(Dataset entries)
[Begin]

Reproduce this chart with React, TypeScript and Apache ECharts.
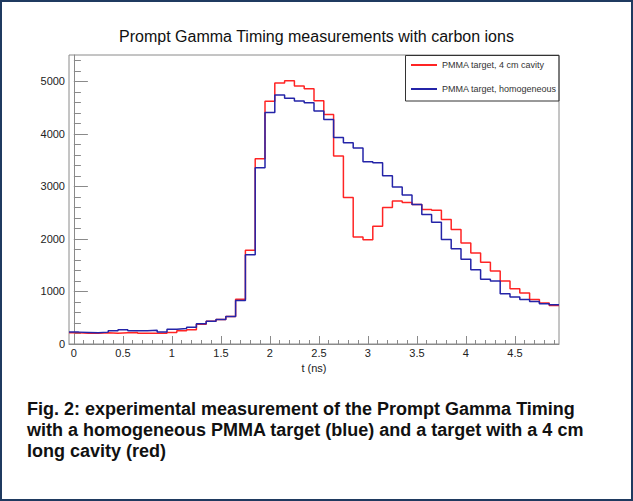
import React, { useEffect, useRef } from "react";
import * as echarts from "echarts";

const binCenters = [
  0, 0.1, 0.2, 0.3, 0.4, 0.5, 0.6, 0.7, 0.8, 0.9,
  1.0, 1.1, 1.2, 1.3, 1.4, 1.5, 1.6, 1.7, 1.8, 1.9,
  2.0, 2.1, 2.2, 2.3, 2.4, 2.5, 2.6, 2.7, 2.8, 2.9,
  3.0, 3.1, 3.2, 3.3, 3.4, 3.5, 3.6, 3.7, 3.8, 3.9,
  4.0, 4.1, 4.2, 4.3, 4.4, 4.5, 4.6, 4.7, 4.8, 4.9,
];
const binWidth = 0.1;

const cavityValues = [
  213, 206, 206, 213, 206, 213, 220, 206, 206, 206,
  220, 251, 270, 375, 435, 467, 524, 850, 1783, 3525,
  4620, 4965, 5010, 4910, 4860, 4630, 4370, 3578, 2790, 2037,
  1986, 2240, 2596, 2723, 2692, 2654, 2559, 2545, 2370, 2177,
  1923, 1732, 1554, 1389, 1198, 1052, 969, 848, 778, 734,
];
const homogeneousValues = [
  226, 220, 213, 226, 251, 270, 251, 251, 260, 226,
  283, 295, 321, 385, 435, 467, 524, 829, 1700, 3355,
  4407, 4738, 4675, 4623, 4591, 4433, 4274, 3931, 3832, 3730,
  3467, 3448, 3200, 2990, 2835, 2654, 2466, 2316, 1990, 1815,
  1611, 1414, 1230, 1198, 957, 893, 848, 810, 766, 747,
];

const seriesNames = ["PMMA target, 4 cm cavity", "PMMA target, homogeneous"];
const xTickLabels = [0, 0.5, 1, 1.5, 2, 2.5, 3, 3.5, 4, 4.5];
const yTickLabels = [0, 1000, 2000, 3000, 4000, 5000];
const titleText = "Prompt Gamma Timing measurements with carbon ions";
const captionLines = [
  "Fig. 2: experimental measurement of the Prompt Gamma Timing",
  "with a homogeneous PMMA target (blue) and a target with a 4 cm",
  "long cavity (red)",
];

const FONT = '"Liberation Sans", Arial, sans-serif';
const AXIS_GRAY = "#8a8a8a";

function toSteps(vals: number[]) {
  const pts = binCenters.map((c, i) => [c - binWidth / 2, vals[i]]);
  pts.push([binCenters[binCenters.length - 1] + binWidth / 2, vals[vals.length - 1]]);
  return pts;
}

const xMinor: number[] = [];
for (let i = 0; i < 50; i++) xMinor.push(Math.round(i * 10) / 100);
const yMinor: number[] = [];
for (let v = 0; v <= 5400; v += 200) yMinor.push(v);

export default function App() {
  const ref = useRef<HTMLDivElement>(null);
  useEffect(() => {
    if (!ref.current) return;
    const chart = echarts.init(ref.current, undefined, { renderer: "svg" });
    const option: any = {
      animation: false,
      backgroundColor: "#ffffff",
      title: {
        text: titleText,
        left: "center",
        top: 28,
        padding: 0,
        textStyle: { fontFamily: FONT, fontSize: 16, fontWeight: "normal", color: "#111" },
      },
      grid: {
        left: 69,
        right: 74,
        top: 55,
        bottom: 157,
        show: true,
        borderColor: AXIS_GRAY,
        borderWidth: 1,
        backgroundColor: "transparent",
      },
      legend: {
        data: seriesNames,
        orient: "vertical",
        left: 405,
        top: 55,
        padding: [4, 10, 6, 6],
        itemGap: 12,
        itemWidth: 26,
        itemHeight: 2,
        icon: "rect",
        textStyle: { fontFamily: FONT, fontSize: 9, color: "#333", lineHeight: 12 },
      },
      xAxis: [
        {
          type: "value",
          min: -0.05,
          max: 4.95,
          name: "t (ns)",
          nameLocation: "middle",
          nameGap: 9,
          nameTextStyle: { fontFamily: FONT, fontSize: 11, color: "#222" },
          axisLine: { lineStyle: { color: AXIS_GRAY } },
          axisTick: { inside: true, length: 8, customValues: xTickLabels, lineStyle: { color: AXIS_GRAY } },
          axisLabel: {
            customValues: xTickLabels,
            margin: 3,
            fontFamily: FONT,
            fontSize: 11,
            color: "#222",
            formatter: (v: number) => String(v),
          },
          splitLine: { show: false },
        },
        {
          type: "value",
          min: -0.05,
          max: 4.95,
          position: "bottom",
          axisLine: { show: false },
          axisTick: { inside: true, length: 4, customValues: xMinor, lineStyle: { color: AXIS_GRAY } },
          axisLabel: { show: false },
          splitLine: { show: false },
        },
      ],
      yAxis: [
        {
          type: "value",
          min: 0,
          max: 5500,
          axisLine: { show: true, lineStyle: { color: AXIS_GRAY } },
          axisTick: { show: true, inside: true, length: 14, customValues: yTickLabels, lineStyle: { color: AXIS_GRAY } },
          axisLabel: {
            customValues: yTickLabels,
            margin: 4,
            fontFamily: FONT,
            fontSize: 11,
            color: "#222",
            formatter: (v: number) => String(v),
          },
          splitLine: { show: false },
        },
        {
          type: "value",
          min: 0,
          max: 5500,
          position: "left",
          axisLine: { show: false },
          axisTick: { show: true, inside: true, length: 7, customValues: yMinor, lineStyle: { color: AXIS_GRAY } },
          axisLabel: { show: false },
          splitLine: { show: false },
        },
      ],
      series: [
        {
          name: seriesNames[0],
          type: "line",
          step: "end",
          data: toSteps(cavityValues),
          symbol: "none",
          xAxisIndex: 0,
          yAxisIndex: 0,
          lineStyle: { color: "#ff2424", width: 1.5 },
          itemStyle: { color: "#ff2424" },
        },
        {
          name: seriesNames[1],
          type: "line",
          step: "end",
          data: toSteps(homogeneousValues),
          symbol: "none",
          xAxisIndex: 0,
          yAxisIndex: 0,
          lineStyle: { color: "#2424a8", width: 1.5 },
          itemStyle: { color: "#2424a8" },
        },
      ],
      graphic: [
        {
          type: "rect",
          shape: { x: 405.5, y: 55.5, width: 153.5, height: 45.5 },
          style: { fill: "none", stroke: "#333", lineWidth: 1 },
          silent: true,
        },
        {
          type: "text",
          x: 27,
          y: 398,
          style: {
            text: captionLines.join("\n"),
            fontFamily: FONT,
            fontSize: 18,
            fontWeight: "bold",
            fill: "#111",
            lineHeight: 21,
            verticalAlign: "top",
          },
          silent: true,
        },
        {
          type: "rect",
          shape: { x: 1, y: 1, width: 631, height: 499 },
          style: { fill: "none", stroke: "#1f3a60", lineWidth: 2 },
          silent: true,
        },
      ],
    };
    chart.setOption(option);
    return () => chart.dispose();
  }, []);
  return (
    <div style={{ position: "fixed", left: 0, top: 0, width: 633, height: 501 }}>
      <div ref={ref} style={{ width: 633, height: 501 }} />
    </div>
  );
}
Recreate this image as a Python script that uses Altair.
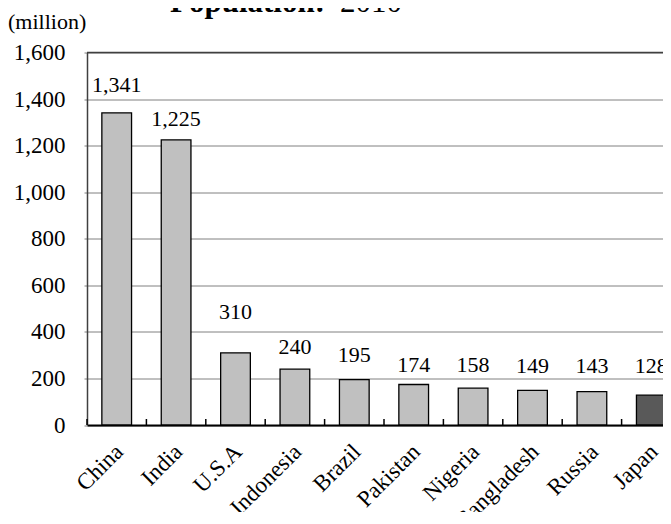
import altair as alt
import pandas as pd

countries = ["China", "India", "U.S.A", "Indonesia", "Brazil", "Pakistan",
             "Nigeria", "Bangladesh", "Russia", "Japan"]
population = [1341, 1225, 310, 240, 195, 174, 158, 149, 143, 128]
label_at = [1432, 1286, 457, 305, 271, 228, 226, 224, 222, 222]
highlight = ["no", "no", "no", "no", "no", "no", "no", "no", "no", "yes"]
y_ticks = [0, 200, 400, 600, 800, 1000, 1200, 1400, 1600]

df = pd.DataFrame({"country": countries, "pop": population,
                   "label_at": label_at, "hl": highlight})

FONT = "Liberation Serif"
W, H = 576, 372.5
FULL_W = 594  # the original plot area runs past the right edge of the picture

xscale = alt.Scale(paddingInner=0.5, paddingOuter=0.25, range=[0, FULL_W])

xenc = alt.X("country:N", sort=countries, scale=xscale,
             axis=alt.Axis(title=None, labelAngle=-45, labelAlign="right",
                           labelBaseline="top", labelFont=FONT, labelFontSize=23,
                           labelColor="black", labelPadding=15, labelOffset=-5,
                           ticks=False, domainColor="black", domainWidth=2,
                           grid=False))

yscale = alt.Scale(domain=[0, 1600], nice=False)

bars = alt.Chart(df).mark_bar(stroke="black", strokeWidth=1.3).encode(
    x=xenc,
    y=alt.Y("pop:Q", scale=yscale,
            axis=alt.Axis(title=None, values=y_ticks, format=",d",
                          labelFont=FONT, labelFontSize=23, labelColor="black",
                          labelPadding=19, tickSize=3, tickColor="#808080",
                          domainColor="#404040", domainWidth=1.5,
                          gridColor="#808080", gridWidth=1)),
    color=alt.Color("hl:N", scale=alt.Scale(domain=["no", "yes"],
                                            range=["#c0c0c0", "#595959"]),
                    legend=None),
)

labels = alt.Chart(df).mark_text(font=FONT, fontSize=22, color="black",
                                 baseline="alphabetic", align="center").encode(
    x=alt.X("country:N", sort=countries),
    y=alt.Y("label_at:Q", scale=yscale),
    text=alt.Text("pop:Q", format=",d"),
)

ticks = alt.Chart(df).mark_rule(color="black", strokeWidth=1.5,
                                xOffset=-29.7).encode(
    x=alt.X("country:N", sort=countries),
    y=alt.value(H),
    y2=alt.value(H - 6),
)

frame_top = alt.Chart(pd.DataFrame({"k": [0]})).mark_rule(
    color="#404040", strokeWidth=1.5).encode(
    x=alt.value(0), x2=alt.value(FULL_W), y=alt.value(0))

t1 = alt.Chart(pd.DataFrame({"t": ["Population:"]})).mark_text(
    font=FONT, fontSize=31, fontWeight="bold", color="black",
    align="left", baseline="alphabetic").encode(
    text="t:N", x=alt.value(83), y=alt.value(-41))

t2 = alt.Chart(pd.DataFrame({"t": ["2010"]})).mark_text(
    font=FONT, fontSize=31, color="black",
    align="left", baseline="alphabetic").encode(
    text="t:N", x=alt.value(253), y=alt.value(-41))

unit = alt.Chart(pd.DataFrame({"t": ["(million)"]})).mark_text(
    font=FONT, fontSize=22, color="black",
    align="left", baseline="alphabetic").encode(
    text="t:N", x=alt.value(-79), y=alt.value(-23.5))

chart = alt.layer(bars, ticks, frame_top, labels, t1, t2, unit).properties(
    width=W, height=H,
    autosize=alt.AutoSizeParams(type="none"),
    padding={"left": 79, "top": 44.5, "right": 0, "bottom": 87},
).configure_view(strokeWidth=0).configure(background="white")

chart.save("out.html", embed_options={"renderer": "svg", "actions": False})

[End]

Extract the lines exactly, please: the first line of the listing, the line with "const binWidth = 0.1;", and every line between them, but no pictures.

Solution to this problem
Reproduce this chart with React, TypeScript and Apache ECharts.
import React, { useEffect, useRef } from "react";
import * as echarts from "echarts";

const binCenters = [
  0, 0.1, 0.2, 0.3, 0.4, 0.5, 0.6, 0.7, 0.8, 0.9,
  1.0, 1.1, 1.2, 1.3, 1.4, 1.5, 1.6, 1.7, 1.8, 1.9,
  2.0, 2.1, 2.2, 2.3, 2.4, 2.5, 2.6, 2.7, 2.8, 2.9,
  3.0, 3.1, 3.2, 3.3, 3.4, 3.5, 3.6, 3.7, 3.8, 3.9,
  4.0, 4.1, 4.2, 4.3, 4.4, 4.5, 4.6, 4.7, 4.8, 4.9,
];
const binWidth = 0.1;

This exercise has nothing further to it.